Down in Rock Hill – and as you’d probably expect at South Pointe High School – Edge Theatre Company mostly did it the other way, with director Anne Lambert using young actors to portray even younger spellers. The result is distinctively different: instead of the oversized and overly childish spellers you may have seen before, Edge Theatre’s are more like overly nerdy teens. Less exaggerated.

A tad more realism was clearly a good way to go when you’re presenting a musical about eighth graders in a high school auditorium. How Lambert will change things this weekend when the show transfers to The Warehouse in Cornelius will be a fascinating study.

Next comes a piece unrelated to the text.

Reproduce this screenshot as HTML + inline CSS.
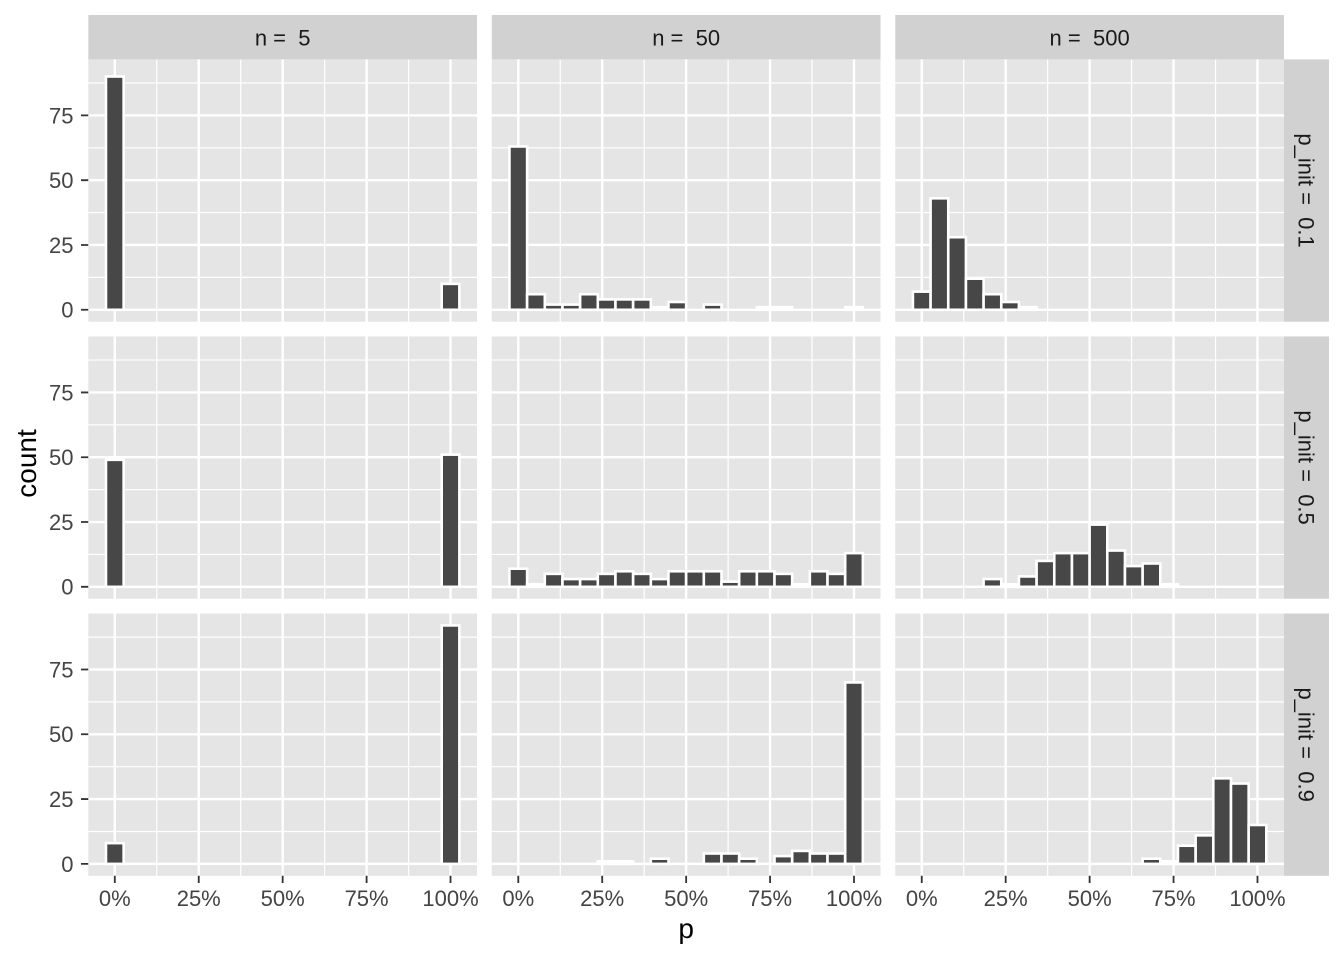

The storefront on Westmoreland Road probably doesn’t seat five times as many people who are in the cast. Toss in three additional spellers plucked out of the audience plus a four-piece Bee Band to play the William Finn score and you have some heavy traffic.

The changes were likely drastic enough for Cornelius to require additional blocking, tech, and music rehearsals while the Rock Hill run was still in progress. As a former national finalist who is sick of being known as the overachieving Asian, Vivian Tong portrays the most normal of the kids, Marcy Park, the odds-on favorite to earn a repeat trip to Washington. With parents whose lives are apparently too full for her to be included in them, Olive Ostrovsky is a little further from the borderline of normal, and Cassandra Howley Wood gets to do the power vocals of this most needy contestant.

Jonathan Hoskins draws the role of the fluky flake, Leaf Coneybear, who is substituting for the actual spelling bee winner at his school – and for the second place substitute as well. Perhaps marginally weirder is Logainne Schwartzandgrubenierre, because she has been raised by two gay guys and dresses in glad-rag hand-me-downs. I’m saying perhaps here because neither me nor my wife was able to decipher any seven consecutive words uttered by Abby Corrigan as Logainne. Was she attempting an accent – or trying to sound deaf? We couldn’t figure it out, but Corrigan was certainly goofy and likable as far as we could tell.

Awkward, accident prone, and convinced that the key to spelling victory resides in his magic foot, William Barfée (the accent is religiously ignored by both the school officials) is probably the most adorably comical of the spellers. Zachary Henderson showed me the potential to fully grasp this lovable, eccentric lunk, but he refuses to subvert his marvelous voice to do the role properly. This is more like Seymour in Little Shop than Curly in Oklahoma.

Boy Scout contestant Chip Tolentino may be viewed as either a hilarious tragic hero or somebody local cops need to put on their watch list. Grant Zavitkovsky draws Chip’s showstopping solo to start Act 2, “My Unfortunate Erection,” showering the audience with candy as he explains his downfall. He’s a disgrace to the uniform, I tell you.

As the gruff comfort counselor, Derrick J. Hines allows Mitch’s indifference to the sufferings of the losers gracefully dissolve over the course of the contest, and Michael Kahn as assistant principal Panch reads the snarky word definitions with a deliciously cool officiousness – except for one shockingly human moment. Counterbalancing Panch’s excessive gravity, Caitlin Gilliland has a nicely calibrated pep as our hostess, Rona Lisa Peretti. Youngest of actors playing the adult roles, Peretti radiates a youthful outlook: No matter how times she sings that this is her favorite part of the bee, she honestly seems to believe it.